## Start

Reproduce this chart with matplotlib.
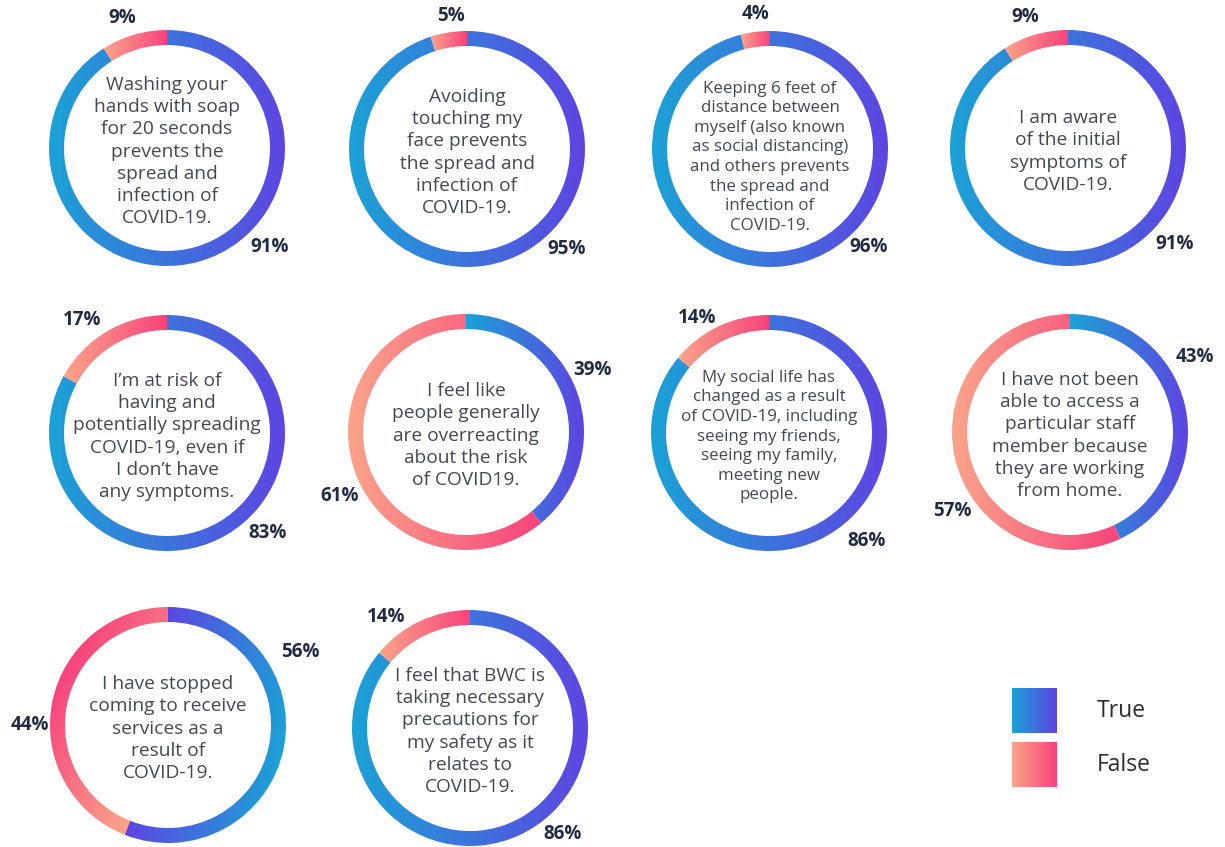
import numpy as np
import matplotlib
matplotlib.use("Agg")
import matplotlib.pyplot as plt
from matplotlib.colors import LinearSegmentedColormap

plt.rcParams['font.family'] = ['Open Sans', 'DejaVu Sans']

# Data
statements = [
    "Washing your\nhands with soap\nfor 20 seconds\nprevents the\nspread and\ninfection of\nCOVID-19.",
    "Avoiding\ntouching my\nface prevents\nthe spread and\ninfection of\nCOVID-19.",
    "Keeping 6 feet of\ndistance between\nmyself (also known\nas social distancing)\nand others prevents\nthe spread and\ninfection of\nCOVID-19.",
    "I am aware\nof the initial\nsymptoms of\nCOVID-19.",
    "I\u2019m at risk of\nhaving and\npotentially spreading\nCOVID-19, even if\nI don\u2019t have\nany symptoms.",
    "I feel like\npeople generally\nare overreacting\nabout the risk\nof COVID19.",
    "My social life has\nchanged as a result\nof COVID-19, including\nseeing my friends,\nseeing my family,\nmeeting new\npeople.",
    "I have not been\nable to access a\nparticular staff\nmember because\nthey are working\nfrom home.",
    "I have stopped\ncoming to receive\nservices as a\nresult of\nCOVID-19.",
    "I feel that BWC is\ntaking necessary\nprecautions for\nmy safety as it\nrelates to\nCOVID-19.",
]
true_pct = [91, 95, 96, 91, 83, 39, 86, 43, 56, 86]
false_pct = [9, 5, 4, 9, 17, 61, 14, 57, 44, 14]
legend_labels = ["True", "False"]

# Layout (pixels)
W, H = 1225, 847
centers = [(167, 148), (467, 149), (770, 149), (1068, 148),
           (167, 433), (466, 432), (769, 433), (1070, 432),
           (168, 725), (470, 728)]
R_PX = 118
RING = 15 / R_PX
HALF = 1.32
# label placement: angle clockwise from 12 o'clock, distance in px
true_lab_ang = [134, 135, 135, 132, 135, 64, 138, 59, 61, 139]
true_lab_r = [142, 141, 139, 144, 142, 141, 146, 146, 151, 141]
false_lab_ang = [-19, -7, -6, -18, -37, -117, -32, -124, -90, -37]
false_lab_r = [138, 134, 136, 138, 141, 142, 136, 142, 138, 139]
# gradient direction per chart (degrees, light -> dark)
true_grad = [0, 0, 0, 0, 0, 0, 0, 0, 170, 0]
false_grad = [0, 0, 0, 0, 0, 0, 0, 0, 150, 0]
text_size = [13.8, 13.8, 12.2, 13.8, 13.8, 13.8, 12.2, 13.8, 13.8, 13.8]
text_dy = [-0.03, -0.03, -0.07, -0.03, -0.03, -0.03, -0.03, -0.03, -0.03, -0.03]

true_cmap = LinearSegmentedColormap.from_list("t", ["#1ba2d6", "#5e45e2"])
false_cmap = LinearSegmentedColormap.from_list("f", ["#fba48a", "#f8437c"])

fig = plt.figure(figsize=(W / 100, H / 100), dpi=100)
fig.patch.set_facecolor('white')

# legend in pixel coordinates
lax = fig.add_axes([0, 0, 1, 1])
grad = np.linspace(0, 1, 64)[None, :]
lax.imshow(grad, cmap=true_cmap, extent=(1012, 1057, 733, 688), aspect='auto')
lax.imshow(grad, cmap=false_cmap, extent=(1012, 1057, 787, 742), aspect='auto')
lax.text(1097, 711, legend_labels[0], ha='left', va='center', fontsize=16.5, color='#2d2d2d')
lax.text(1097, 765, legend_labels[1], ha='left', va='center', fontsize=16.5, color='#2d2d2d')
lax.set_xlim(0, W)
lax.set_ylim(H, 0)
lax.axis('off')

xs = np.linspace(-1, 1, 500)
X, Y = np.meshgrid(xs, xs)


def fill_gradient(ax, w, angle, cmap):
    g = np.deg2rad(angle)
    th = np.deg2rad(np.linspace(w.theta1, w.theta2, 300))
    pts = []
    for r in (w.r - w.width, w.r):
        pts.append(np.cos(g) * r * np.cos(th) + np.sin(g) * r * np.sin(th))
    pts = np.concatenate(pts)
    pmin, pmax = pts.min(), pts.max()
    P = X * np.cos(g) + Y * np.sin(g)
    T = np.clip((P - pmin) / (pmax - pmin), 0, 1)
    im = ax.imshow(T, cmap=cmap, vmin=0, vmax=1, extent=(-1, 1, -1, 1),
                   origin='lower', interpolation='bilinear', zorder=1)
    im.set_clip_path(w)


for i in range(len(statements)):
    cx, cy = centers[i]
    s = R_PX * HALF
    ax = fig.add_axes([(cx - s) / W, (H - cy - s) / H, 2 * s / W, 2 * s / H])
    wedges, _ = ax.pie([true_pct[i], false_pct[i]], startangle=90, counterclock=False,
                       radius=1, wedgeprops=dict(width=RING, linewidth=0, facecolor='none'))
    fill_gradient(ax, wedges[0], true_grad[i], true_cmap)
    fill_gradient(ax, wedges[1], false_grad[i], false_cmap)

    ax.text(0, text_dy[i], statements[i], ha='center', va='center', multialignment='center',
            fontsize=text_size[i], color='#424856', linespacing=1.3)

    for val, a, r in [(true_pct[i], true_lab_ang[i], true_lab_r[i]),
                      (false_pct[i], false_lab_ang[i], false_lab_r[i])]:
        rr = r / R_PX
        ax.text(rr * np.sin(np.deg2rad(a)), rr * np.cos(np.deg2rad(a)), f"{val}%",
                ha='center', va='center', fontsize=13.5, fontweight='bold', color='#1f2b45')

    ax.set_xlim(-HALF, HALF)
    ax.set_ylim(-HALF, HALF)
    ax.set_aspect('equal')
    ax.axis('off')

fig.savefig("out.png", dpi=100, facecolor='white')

## End

**REQUIREMENT**.
Starting at the top of the listing above, please restate word for word each line up to and including the one that holds "plt.rcParams['font.family'] = ['Open", omitting every image.

**COMPLETE OUTPUT**.
Reproduce this chart with matplotlib.
import numpy as np
import matplotlib
matplotlib.use("Agg")
import matplotlib.pyplot as plt
from matplotlib.colors import LinearSegmentedColormap

plt.rcParams['font.family'] = ['Open Sans', 'DejaVu Sans']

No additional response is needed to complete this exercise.